En «toupartouphonie» (An “alloverphony”)

A collective work for 19 composers, 333 musicians, 2000 bell-ringers, 15 steeples, one great organ, one 56 bells’ chime and 2 fire trucks

It will have happened only once!

“One of the craziest project imagined to celebrate the New Millenium” as have said the French magazine L’Express will have happened only once. This free-for-the-whole-family-mega-concert will have been a unique rendezvous, the only occasion to live an unforgettable sonorous experience.

Imagine the scene: on the 3rd of June at dusk, close to 2500 performers attack the first notes of a mega symphony lasting 90 minutes. The public is literally surrounded by the sound of 15 sets of church bells and 15 groups of musicians dispersed over the Oratory’s site. This is the world premiere of a collective work by 19 Quebec composers: the Millennium Symphony. This “stage” was 1 km2 that could receive not less than 10 000 spectators.

A completely unusual work

Based on the Gregorian melody Veni Creator, the Millennium Symphony is divided into seven sections bearing evocative titles: Herald (Appel); Hell (Enfer); Purgatory (Purgatoire); Contemplation (Aurora Borealis) (Contemplation - Aurores boréales); Paradise (Paradis); Ascension; Apotheosis (and Epilogue) (Apothéose - et Épilogue). The work will be punctuated by the most grandiose pealing of bells ever imagined: a pre-recorded selection of 15 of Montreal church’s bells, along with the Oratory’s carillon will resound at precise moments during the performance.

The bell-ringers

The public was especially invited to participate in the performance of this most unusual symphony, by obtaining one of the 2000 molten bronze bells made by the Obertino Foundry in France, all engraved and numbered 1 to 2000. No musical training was necessary to participate: those who had obtained their bell were seated in the centre of the performance site and performed under the direction of section leaders.
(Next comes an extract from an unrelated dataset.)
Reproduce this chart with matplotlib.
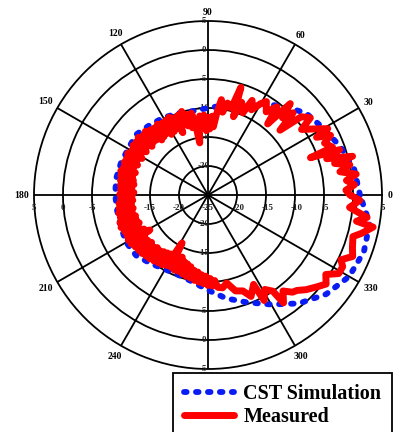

On location, all of Montreal’s technical sound resources were deployed to ensure the broadcast of the work in what is termed “toupartouphonie” (complete surround-sound). An impressive array of lighting equipment had transformed the site into a scenic production area measuring 1 square kilometres capable of accommodating tens of thousands of spectators.

On the evening of June 3rd, 2000, they were all there to give you the thrill of your life: L’Arsenal à musique, Codes d’accès, Chants Libres, l’Ensemble contemporain de Montréal, Les Idées heureuses, I Musici de Montréal, Musica Camerata, le Nouvel ensemble Moderne, the Montreal Symphony Orchestra, the Petits chanteurs du Mont-Royal, Productions SuperMémé, the Quatuor Molinari, the Société de musique contemporaine du Québec, the Studio de musique ancienne de Montréal. In addition to all these groups, the Oratory’s massive organ and the members of the Royal 22nd Regiment Band marching on the site will also perform in full regalia.

Walter Boudreau and Denys Bouliane

The idea for this incredible project originated with Walter Boudreau, the Artistic Director of the Société de musique contemporaine du Québec (SMCQ) who had already imagined such a venture thirty years ago while seated atop Mount Royal contemplating the city and its belfries during the early hours of the morning… In 1998, the project had taken shape under the aegis of the Conseil québécois de la musique, whose Chair was Lorraine Vaillancourt. Since September of 1998, responsibility for the production was assumed by the SMCQ, which acted as the event’s designated producer.

Artistic Directors Walter Boudreau and Denys Bouliane gathered together a team of 19 composers, and conducted their collective score of 400 pages in a performance featuring an array of ensembles of all types that included groups specializing in early music, classical music and contemporary music.

Without doubt the most important musical happening in 2000 in North America, the Millennium Symphony was a grandiose celebration, a unique moment uniting the lifeblood of the musical milieu in a moment of ultimate communion on a highly symbolic location that embodies the most salient elements of Montreal’s heritage.